→ **EXERCISE DIRECTIONS**:
Repeat exactly the lines of the entries below from the one with "Emit a web page" through the one with "const annotationToIndex = [4, 7];", both ends included, and nothing else.

→ **PROVIDED DATA**:
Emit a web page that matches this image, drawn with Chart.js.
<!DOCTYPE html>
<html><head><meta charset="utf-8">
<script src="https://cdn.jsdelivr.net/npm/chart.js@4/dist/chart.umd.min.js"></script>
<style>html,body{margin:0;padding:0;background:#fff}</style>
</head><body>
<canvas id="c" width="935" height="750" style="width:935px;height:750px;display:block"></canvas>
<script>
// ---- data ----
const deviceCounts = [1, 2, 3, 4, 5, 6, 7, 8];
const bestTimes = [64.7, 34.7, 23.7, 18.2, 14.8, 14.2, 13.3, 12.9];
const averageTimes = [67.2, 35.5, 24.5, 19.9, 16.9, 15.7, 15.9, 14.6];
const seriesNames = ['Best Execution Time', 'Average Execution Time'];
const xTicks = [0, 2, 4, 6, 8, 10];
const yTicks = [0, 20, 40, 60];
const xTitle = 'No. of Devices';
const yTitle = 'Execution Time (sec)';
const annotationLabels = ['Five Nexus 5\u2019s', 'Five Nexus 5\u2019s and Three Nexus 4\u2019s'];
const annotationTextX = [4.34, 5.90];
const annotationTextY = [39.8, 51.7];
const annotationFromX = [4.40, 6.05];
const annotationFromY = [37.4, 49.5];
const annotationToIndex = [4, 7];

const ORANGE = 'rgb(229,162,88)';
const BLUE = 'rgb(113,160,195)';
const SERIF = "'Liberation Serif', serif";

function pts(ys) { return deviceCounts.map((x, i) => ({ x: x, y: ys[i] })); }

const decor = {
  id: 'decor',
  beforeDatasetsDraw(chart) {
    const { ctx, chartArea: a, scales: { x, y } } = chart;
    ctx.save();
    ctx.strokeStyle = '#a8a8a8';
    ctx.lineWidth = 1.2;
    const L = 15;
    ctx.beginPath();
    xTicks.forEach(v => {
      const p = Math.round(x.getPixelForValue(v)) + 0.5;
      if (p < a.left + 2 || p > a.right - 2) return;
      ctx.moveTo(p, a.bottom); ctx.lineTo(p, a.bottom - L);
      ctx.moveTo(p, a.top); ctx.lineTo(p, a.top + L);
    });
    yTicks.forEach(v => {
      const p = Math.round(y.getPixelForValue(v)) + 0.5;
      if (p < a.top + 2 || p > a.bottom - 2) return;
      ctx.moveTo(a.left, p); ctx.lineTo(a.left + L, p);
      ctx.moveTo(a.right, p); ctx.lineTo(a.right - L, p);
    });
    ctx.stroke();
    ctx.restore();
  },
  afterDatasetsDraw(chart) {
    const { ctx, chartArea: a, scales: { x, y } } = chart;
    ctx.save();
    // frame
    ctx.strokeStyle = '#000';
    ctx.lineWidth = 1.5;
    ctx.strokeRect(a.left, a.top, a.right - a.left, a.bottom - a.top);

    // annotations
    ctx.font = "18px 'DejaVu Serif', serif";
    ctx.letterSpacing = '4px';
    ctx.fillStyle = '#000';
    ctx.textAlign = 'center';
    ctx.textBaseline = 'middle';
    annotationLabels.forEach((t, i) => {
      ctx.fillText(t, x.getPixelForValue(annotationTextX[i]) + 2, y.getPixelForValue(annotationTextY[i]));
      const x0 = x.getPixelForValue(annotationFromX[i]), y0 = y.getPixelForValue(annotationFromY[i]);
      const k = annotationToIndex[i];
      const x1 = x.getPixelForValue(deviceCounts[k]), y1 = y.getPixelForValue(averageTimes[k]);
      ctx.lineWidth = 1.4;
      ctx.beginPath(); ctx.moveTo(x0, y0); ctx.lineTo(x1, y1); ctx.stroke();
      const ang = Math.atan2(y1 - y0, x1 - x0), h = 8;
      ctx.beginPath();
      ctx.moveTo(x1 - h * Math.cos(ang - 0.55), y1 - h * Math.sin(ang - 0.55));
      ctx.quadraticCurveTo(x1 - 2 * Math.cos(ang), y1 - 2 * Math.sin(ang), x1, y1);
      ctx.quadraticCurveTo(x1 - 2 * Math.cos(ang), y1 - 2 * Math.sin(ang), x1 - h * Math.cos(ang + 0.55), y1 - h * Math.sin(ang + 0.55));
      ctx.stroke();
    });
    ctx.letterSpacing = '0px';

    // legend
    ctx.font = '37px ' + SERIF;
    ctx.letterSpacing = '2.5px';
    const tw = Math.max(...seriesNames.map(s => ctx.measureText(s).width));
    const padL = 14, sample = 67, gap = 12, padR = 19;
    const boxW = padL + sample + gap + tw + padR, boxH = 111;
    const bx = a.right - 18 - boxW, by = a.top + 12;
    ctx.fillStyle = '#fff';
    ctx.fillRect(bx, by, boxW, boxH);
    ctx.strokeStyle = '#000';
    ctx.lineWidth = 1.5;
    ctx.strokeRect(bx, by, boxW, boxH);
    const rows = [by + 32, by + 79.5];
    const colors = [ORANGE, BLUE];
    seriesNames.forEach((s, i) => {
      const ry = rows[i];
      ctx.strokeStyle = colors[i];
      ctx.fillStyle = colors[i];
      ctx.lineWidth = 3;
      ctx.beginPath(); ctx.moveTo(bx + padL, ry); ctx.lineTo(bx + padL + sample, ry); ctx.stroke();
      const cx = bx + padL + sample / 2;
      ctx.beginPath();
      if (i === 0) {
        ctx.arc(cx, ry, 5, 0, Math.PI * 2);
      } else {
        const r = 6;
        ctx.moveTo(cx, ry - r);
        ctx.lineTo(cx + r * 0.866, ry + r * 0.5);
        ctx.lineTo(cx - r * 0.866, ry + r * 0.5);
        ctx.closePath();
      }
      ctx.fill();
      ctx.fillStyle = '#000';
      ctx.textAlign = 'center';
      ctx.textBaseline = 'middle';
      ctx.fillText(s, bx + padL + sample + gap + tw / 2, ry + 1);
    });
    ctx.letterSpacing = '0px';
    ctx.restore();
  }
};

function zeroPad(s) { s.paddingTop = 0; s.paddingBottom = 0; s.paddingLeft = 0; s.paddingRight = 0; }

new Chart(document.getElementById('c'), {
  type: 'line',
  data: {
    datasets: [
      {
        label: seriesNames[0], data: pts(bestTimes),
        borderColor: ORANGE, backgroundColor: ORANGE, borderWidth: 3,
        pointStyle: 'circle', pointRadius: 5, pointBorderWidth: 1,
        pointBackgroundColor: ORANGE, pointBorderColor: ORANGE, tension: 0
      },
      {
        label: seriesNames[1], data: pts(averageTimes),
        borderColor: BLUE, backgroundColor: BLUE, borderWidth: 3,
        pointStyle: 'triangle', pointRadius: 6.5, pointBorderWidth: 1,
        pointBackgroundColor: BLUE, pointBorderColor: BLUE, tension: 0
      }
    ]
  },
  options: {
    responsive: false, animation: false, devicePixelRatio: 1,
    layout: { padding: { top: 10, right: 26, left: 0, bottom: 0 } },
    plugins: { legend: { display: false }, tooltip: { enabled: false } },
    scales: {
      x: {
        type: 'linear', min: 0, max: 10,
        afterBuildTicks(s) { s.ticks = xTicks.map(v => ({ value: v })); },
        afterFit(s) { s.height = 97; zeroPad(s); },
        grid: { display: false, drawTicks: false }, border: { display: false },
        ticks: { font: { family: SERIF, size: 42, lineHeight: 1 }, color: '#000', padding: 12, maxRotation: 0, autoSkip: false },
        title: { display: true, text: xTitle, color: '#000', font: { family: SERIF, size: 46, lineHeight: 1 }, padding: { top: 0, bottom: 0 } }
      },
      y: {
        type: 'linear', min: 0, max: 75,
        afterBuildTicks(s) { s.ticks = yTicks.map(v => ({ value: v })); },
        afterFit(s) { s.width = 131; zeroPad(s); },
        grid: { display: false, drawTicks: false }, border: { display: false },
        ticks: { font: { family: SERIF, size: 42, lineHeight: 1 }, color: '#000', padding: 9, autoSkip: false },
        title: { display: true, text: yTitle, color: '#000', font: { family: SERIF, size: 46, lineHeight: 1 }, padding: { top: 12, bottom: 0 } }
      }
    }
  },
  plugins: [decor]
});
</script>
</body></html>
* * *
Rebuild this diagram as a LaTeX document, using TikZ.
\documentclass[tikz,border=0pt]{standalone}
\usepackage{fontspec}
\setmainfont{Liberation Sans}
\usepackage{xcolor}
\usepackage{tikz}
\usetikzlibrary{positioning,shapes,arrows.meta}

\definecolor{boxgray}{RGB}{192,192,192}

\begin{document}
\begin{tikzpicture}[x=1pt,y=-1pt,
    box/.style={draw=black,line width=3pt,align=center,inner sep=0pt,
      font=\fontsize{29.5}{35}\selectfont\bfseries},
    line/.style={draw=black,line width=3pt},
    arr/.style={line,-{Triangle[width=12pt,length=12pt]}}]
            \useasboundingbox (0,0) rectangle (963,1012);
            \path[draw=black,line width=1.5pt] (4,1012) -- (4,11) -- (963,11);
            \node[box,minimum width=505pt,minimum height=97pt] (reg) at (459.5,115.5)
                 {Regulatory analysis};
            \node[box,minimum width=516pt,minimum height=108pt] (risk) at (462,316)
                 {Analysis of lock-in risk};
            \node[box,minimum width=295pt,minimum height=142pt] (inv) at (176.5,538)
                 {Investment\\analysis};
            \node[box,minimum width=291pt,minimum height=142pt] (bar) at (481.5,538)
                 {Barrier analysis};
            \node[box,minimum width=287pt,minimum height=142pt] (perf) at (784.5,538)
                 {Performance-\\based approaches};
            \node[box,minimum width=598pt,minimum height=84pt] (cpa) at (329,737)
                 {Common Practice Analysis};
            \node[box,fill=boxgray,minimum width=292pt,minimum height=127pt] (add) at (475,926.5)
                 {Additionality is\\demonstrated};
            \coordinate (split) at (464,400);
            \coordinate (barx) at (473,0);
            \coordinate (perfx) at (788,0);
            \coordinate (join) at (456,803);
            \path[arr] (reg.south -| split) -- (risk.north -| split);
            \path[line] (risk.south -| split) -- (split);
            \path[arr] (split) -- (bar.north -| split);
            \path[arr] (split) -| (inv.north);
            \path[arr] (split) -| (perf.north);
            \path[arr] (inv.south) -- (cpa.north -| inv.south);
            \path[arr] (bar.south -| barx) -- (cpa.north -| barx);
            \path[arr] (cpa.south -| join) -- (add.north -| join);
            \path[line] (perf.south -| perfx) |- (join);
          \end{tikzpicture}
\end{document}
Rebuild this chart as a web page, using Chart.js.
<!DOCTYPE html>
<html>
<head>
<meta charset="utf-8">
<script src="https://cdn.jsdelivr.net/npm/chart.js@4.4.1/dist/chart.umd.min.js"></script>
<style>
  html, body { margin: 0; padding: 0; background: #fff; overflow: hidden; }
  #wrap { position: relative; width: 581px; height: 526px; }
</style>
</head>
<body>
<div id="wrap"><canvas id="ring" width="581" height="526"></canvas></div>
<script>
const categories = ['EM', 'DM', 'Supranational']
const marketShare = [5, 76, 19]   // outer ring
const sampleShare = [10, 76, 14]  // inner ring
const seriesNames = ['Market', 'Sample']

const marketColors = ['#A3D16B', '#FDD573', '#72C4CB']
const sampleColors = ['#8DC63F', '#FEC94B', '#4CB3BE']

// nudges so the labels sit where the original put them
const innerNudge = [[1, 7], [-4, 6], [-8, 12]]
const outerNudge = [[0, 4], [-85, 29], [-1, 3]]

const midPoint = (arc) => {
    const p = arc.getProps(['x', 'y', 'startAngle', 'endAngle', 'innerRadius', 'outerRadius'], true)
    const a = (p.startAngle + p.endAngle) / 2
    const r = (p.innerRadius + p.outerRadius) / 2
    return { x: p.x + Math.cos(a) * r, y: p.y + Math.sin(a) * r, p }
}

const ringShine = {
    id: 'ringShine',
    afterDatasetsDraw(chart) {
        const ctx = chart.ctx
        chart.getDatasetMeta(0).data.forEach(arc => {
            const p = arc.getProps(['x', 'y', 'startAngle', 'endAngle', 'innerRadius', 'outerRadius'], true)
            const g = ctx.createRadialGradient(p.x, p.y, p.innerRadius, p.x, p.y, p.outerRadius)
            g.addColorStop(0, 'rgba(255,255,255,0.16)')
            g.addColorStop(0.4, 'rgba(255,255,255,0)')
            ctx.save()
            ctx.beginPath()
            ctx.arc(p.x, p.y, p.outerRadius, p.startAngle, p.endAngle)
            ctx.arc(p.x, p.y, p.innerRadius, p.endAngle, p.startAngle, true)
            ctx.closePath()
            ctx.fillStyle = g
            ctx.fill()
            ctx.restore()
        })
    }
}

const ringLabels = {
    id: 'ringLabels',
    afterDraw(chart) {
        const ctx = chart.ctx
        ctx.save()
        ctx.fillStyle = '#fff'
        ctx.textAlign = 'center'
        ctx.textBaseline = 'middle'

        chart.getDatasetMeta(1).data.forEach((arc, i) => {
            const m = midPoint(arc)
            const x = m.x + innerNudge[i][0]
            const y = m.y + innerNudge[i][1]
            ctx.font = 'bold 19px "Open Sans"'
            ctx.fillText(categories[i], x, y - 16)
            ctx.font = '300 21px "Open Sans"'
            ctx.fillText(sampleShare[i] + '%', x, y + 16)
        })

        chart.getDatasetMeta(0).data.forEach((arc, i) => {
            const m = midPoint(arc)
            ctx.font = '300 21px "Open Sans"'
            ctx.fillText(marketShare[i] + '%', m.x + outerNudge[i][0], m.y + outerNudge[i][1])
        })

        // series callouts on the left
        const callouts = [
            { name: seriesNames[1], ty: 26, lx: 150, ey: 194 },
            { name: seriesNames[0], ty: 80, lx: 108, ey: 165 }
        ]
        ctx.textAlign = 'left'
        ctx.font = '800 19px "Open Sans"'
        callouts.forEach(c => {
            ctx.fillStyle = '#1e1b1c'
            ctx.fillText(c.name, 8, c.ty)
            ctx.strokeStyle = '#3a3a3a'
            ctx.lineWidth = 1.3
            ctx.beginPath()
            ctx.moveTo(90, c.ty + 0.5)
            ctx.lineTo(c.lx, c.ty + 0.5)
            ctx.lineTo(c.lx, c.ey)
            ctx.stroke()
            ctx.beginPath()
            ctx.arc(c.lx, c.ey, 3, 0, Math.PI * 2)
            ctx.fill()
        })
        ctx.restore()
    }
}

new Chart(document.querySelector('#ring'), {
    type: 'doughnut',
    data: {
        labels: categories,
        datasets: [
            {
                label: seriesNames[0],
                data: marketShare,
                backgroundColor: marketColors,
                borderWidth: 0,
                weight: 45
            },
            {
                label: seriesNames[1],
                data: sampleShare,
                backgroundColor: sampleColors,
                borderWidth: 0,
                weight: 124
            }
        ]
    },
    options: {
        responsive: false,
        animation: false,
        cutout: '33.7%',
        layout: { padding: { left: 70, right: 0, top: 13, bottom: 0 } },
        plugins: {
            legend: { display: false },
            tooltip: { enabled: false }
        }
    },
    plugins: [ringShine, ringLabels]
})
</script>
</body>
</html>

→ **SOLUTION FOR THIS TASK**:
Emit a web page that matches this image, drawn with Chart.js.
<!DOCTYPE html>
<html><head><meta charset="utf-8">
<script src="https://cdn.jsdelivr.net/npm/chart.js@4/dist/chart.umd.min.js"></script>
<style>html,body{margin:0;padding:0;background:#fff}</style>
</head><body>
<canvas id="c" width="935" height="750" style="width:935px;height:750px;display:block"></canvas>
<script>
// ---- data ----
const deviceCounts = [1, 2, 3, 4, 5, 6, 7, 8];
const bestTimes = [64.7, 34.7, 23.7, 18.2, 14.8, 14.2, 13.3, 12.9];
const averageTimes = [67.2, 35.5, 24.5, 19.9, 16.9, 15.7, 15.9, 14.6];
const seriesNames = ['Best Execution Time', 'Average Execution Time'];
const xTicks = [0, 2, 4, 6, 8, 10];
const yTicks = [0, 20, 40, 60];
const xTitle = 'No. of Devices';
const yTitle = 'Execution Time (sec)';
const annotationLabels = ['Five Nexus 5\u2019s', 'Five Nexus 5\u2019s and Three Nexus 4\u2019s'];
const annotationTextX = [4.34, 5.90];
const annotationTextY = [39.8, 51.7];
const annotationFromX = [4.40, 6.05];
const annotationFromY = [37.4, 49.5];
const annotationToIndex = [4, 7];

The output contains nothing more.